By Shaun Ziai
Building managers and developers are embracing the federal government’s recent expansion into downtown’s best office space because it’s filling in where businesses have left-off.
Previously, this was seen as an unwanted pressure on an already tight market.
But Fred Speer, senior vice-president of O & Y Enterprise, which manages the World Exchange Plaza, says federal government expansion could be a potential driving force behind the development of new office space in Ottawa.
He says federal government expansion creates demand and low vacancy rates.
“(This is) probably a good thing because what it could do is add stimulus to building new office towers downtown, which makes it a win-win situation for everybody,” says Speer.
The federal government has recently leased several large Centretown buildings, including 100 Metcalfe St. and 219 Laurier Ave. Most recently it purchased the Royal Bank building at 90 Sparks St.
New development to meet the market’s needs has already started and expansion can be seen all over the city.
The World Exchange Plaza began the construction of its new tower last year, O & Y Enterprise has a site plan for twin office towers on Kent Street between Queen and Albert and Sakto Development Corp. recently received approval to build a second office tower off Preston Street at the Queensway.
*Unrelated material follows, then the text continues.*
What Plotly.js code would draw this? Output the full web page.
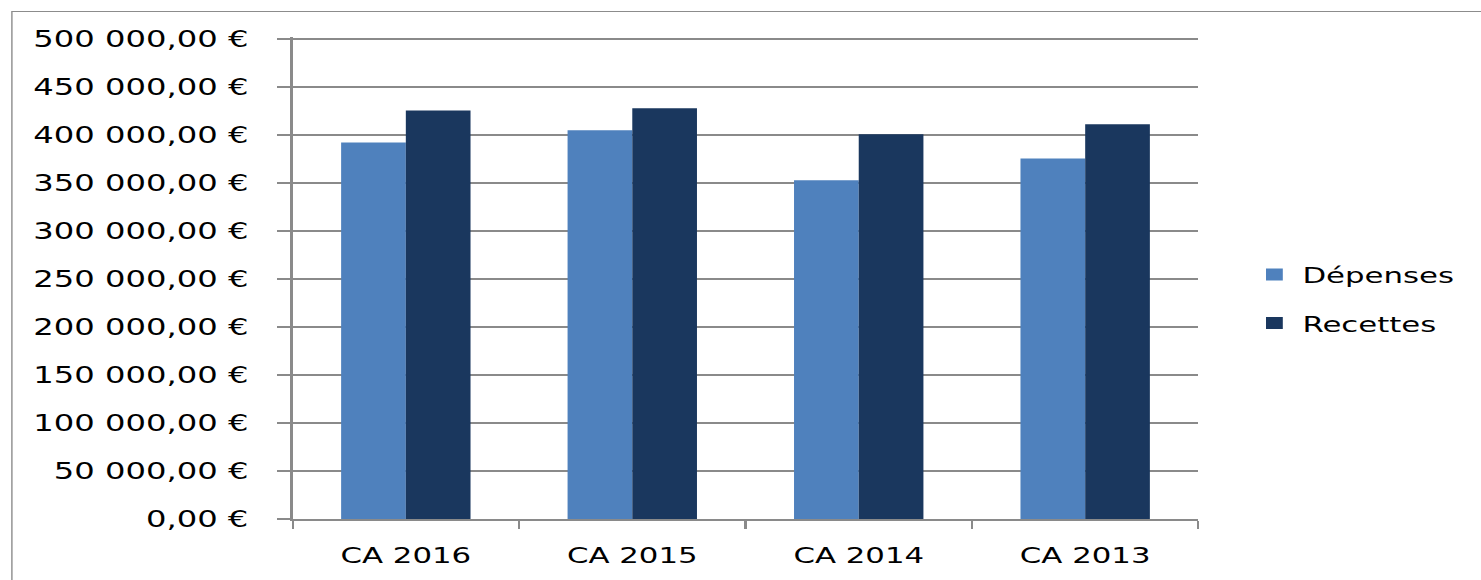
<!DOCTYPE html>
<html>
<head>
<meta charset="utf-8">
<script src="https://cdn.plot.ly/plotly-3.0.1.min.js"></script>
<style>
  html, body { margin: 0; padding: 0; background: #fff; overflow: hidden; width: 1481px; height: 580px; }
  #wrap { position: absolute; left: 0; top: 0; width: 1058px; height: 580px; transform: scaleX(1.4); transform-origin: 0 0; }
  #frame { position: absolute; left: 8px; top: 11px; width: 2000px; height: 2000px; border: 1.4px solid #8c8c8c; box-sizing: border-box; }
  #chart { position: absolute; left: 0; top: 0; width: 1058px; height: 580px; }
</style>
</head>
<body>
<div id="wrap">
  <div id="frame"></div>
  <div id="chart"></div>
</div>
<script>
const categories = ["CA 2016", "CA 2015", "CA 2014", "CA 2013"];
const depenses = [392100, 404900, 352800, 375400];
const recettes = [425400, 427800, 400700, 411100];
const seriesNames = ["Dépenses", "Recettes"];

const fontFamily = "'DejaVu Sans', Verdana, sans-serif";

const traces = [
  { type: "bar", name: seriesNames[0], x: categories, y: depenses,
    marker: { color: "#4f81bd" }, legendgroup: "a", hoverinfo: "skip" },
  { type: "bar", name: seriesNames[1], x: categories, y: recettes,
    marker: { color: "#1a375e" }, legendgroup: "b", hoverinfo: "skip" }
];

const layout = {
  width: 1058, height: 580,
  margin: { l: 209, r: 202, t: 37, b: 61, pad: 0 },
  paper_bgcolor: "rgba(0,0,0,0)",
  plot_bgcolor: "rgba(0,0,0,0)",
  separators: ", ",
  font: { family: fontFamily, size: 22, color: "#000" },
  barmode: "group",
  bargap: 0.4286,
  bargroupgap: 0,
  showlegend: true,
  legend: {
    x: 1.053, xanchor: "left", y: 0.456, yanchor: "middle",
    traceorder: "grouped", tracegroupgap: 17,
    font: { family: fontFamily, size: 22, color: "#000" },
    bgcolor: "rgba(0,0,0,0)"
  },
  xaxis: {
    type: "category",
    showline: true, linecolor: "#8a8a8a", linewidth: 1.5,
    ticks: "outside", tickson: "boundaries", ticklen: 8, tickwidth: 1.5, tickcolor: "#8a8a8a",
    showgrid: false, zeroline: false,
    ticklabelstandoff: 16,
    tickfont: { family: fontFamily, size: 22, color: "#000" }
  },
  yaxis: {
    range: [0, 502000], tickmode: "linear", dtick: 50000, tick0: 0,
    tickformat: ",.2f", ticksuffix: " €",
    showline: true, linecolor: "#8a8a8a", linewidth: 2,
    ticks: "outside", ticklen: 9, tickwidth: 1.5, tickcolor: "#8a8a8a",
    showgrid: true, gridcolor: "#8a8a8a", gridwidth: 1.5,
    zeroline: false,
    ticklabelstandoff: 16,
    tickfont: { family: fontFamily, size: 23, color: "#000" }
  }
};

Plotly.newPlot("chart", traces, layout, { displayModeBar: false, staticPlot: true });
</script>
</body>
</html>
As the need for development in Ottawa becomes more apparent, Speer says a “couple more office towers are sure to pop up.”
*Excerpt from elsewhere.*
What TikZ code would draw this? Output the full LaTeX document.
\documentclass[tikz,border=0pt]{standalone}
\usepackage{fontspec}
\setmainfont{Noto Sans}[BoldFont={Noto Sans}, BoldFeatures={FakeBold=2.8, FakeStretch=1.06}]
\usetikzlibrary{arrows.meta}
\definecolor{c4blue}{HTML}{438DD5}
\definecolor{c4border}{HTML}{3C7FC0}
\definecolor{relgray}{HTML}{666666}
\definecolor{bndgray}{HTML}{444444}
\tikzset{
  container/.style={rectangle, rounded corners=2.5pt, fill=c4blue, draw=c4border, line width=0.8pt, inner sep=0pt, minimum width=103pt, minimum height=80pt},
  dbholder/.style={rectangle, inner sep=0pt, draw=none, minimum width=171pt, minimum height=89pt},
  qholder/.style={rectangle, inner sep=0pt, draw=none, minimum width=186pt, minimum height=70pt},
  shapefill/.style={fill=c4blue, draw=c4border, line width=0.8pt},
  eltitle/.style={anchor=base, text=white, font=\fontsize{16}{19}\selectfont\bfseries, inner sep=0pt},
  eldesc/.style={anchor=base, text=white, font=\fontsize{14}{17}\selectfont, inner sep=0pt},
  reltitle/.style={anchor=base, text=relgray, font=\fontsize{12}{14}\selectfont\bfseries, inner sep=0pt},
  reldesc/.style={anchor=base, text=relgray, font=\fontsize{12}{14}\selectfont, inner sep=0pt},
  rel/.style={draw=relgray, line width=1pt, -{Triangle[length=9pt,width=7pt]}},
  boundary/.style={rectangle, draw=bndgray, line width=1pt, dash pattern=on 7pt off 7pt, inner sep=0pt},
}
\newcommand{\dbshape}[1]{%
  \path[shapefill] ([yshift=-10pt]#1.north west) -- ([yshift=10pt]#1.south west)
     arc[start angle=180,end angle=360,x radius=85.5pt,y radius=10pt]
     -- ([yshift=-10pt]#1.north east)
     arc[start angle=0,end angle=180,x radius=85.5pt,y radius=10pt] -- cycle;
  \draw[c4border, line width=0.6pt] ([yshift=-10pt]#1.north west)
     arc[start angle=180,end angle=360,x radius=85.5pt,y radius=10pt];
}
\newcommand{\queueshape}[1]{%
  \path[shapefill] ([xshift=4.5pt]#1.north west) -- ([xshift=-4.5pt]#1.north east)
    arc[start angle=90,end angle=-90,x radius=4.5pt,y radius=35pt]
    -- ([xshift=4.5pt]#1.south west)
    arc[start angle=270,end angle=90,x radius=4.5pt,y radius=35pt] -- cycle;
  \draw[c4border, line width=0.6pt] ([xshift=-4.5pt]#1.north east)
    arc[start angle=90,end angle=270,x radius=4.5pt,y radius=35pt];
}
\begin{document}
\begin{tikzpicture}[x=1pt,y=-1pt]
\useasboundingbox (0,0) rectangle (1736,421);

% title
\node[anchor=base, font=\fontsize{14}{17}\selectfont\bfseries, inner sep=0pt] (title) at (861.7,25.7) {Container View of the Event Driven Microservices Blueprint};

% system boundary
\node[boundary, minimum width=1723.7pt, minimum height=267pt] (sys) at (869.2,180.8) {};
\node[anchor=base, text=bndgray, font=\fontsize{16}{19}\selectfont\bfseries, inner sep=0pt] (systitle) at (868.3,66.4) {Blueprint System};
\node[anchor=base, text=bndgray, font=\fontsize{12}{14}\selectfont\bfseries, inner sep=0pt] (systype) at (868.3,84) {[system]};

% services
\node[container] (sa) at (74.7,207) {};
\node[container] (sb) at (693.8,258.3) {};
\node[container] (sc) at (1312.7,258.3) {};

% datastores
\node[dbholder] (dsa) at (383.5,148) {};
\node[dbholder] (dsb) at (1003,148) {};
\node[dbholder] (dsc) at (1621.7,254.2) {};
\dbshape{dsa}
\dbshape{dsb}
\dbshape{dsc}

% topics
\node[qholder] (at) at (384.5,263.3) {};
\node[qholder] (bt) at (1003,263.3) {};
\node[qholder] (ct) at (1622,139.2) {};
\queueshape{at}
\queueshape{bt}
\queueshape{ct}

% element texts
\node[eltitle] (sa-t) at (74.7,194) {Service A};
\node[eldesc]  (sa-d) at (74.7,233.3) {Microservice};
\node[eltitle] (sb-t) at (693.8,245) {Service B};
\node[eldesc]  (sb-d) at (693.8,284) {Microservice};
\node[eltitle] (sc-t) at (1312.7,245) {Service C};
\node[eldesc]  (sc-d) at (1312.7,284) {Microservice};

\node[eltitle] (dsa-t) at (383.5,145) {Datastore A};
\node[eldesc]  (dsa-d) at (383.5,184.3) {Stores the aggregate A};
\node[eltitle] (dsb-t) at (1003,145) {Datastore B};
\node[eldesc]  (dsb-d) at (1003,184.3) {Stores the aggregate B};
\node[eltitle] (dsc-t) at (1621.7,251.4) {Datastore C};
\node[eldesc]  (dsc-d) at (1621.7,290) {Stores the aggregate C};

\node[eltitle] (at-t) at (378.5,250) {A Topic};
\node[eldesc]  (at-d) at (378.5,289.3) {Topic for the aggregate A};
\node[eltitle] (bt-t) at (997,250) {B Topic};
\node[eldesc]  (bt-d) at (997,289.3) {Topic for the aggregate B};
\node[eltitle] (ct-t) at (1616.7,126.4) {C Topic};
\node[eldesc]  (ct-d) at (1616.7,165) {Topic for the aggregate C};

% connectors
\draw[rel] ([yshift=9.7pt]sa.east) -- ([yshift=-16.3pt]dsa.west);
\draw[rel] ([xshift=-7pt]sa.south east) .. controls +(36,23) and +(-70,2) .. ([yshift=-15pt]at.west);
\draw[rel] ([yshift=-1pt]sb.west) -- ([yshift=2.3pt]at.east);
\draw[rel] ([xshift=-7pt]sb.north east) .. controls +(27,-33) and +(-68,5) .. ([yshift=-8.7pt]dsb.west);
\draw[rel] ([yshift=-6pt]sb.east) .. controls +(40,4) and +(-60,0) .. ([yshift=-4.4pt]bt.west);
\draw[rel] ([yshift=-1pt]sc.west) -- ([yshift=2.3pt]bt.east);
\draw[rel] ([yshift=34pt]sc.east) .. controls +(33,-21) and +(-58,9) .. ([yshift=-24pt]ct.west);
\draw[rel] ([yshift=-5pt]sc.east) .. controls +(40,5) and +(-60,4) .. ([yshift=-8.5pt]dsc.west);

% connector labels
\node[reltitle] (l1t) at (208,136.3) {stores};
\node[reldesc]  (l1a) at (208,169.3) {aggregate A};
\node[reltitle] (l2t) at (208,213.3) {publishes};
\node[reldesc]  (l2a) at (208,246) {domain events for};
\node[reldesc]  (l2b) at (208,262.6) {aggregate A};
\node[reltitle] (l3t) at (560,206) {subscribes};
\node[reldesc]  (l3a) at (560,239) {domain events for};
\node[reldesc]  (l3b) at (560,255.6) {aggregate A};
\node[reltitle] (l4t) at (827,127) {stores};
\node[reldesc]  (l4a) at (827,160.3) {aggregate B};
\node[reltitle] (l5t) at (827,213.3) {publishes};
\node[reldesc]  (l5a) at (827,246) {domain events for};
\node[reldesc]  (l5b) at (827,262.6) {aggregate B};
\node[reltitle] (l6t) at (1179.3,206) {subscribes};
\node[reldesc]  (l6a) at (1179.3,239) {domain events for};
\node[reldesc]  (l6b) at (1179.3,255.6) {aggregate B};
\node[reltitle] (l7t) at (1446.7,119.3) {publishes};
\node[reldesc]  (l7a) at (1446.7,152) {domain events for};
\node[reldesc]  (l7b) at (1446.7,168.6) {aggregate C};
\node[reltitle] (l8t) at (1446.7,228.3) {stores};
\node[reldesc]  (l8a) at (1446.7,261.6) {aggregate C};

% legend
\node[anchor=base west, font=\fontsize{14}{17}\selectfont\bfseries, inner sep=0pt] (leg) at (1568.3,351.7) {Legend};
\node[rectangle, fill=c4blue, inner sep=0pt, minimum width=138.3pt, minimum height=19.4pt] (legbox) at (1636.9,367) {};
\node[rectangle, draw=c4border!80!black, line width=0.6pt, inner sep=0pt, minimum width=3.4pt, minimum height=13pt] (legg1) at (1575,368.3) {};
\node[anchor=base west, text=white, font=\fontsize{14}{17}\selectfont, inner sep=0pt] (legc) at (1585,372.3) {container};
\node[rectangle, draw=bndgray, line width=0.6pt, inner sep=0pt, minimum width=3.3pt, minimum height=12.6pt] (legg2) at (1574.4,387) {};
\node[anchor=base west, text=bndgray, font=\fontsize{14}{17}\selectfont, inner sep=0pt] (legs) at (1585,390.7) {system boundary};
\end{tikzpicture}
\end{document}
Brian Murray, director of marketing for Sakto, says “six months ago I would have said that government expansion would have a negative impact, but in the past 90 days with a weak market, I think government may be able to sustain Ottawa market rates.”
He says cities such as Toronto, Calgary and Montreal, where government expansion is not as abundant, the slump in the market will hit real estate holders harder.
Ottawa, on the other hand, is in a different predicament.
“While government is expanding, business seems to be contracting, so the government might be able to pick up what could be some slack,” says Murray.
The effect on Ottawa businesses having to move out because of government expansion will be minimal, says Murray.
“(The transition) will be fairly amicable because if the government forces its hand, there will be some backlash from the business community and the last thing they want is backlash from businesses in their own backyard,” he says.
For instance, at the Royal Bank building businesses won’t be forced out on to the street. Instead, they will be allowed to finish their leases, which will give them time to seek out a new location, says Murray.
Deloitte & Touche, an accounting agency located in the Royal Bank building, has already found a new location. It will move into the new tower of the World Exchange Plaza, which is almost all leased.
Gail Logan, president of the Greater Ottawa Chamber of Commerce, confirmed this amicable relationship.
She says that the chamber has not heard any complaints from Royal Bank building tenants.
Speer says the federal government has always been a player when it came to contending for office space in Ottawa.
This has become more demanding because of low vacancy rates for prime office space downtown, which stands at less than two per cent.
Pierre Teotonio, spokesperson for Public Works and Governmental Services Canada, says it has become difficult to find office space downtown because “we’re not the only players anymore, we noticed recently the high-tech sector is also looking for office space because of their recent boom.”
The government’s office space needs are growing because of new programs, such as a gun registry. Some of the buildings they currently own are also up to 40 years old and are in desperate need of renovations. This means swing space is needed until repairs are completed, says Teotonio.
Because of such demands he says the federal government expansion will continue and they are already looking for more property for the next few months.